Among the beneficiaries of service pensions are influential professional categories: judges, prosecutors, military, police and secret service employees. Prime Minister Nicolae Ciucă himself is a career military officer, a retired general, and has announced that military pensions should not be changed.
The main conclusions of the European Commission, as they appear in the letter to the Ciucă government:
The impact assessment of the draft law shows that the draft would result in only very limited savings and would not sufficiently address fiscal sustainability and, in particular, equity. In addition, it only marginally improves the contributory nature of the system. The preliminary assessment is that the draft legislation in its current form does not meet the requirements.
We strongly recommend not to proceed with the adoption of the new legislation in Parliament and instead to carefully consider possible amendments to incorporate the results of the World Bank impact assessment (including alternative reform options).
One of the objectives of the new legislation is to keep total gross public pension expenditure (which includes all existing public pension schemes) stable over the long term (2022-2070) at 9.4% of GDP, including a brake mechanism in case the expenditure ceiling is exceeded. The ceiling applies to pension expenditure in all public pension schemes, including all special pensions, including military pensions.
Based on the World Bank’s impact assessment, the current draft law on special pensions has a very limited impact on reducing pension expenditure. The smaller the savings from the revision of special pensions, the less room for manoeuvre the government will have to increase the adequacy of public pensions in the context of milestone 214.

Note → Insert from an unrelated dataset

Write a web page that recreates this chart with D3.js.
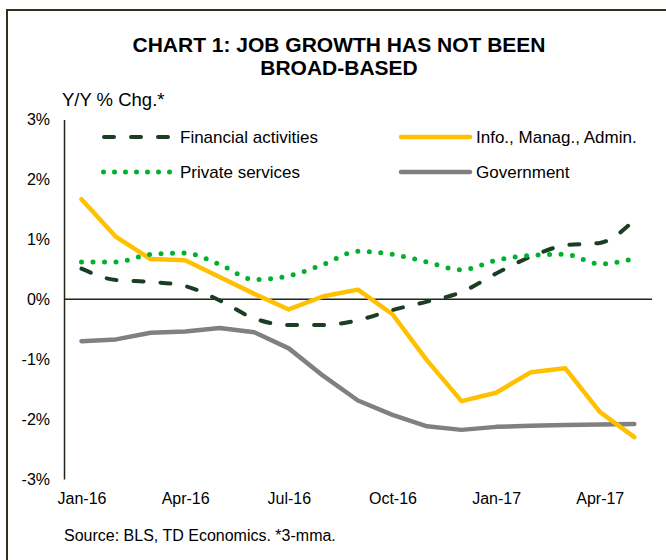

The bill still provides for substantially shorter contribution periods than in the general system for almost all categories, and pension benefits are calculated on the basis of earnings over a very limited number of years.
- Military pensions:
The bill provides for an increase in the earnings reference period from 6 to 12 consecutive months in the last 5 years of service. This would have almost no impact on reducing pension spending.

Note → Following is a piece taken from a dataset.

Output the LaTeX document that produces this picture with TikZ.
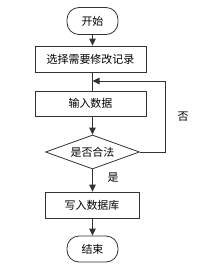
\documentclass[tikz,border=0pt]{standalone}
\usepackage{fontspec}
\setmainfont{Noto Sans CJK SC}
\usetikzlibrary{shapes.geometric,arrows.meta}
\begin{document}
\begin{tikzpicture}[x=1bp,y=-1bp,
  line width=0.8bp,
  every node/.style={font=\fontsize{11}{12}\selectfont, text=black, inner sep=0pt},
  proc/.style={draw=black!80, rectangle, minimum height=26bp},
  term/.style={draw=black!80, rectangle, rounded corners=12bp, minimum width=51bp, minimum height=27bp},
  dec/.style={draw=black!80, diamond, aspect=2.76, minimum width=94bp, minimum height=34bp},
  conn/.style={draw=black!80, -{Triangle[length=7bp,width=6.5bp]}},
  plain/.style={draw=black!80}]
\useasboundingbox (0,0) rectangle (204,267);
\node[term] (start) at (92.5,21) {开始};
\node[proc, minimum width=111bp] (b1) at (90.5,59) {选择需要修改记录};
\node[proc, minimum width=111bp, minimum height=25bp] (b2) at (90.5,103.5) {输入数据};
\node[dec] (dia) at (92.5,152) {是否合法};
\node[proc, minimum width=94bp] (b3) at (92,205) {写入数据库};
\node[term, minimum height=26bp] (end) at (92.5,249) {结束};
\coordinate (fb) at (165,81);
\node (no) at (183,117) {否};
\node (yes) at (113,178) {是};
\draw[conn] (start.south) -- (start.south |- b1.north);
\draw[plain] (start.south |- b1.south) -- (start.south |- b2.north);
\draw[conn] (start.south |- b2.south) -- (dia.north);
\draw[conn] (dia.south) -- (dia.south |- b3.north);
\draw[conn] (dia.south |- b3.south) -- (end.north);
\draw[conn] (dia.east) -| (fb) -- (fb -| dia.north);
\end{tikzpicture}
\end{document}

Two options analysed by the World Bank seem more significant: the 45% earnings replacement rate and the full-career earnings base. Adopting either would bring special pensions closer to the contributory principle required by the IDA Annex. Taking into account career earnings should be the preferred option, as it would also enhance the fairness of the system. This option could be adopted in combination with aligning the indexation of military pensions to that of the general system, which would ensure an adequate benefit rate in the future.
- Magistrates:
The bill provides for limiting pensions to 100% of net income for new pensioners and increasing the contribution period. This would have a limited impact on reducing pension expenditure.
Although the Constitutional Court decisions limit the changes that can be made to judges’/prosecutors’ pensions, a longer length of service, a lower pension amount and the alignment of indexation to the general system should be considered in order to bring special magistrates’ pensions in line with the contributory principle and make the system fairer.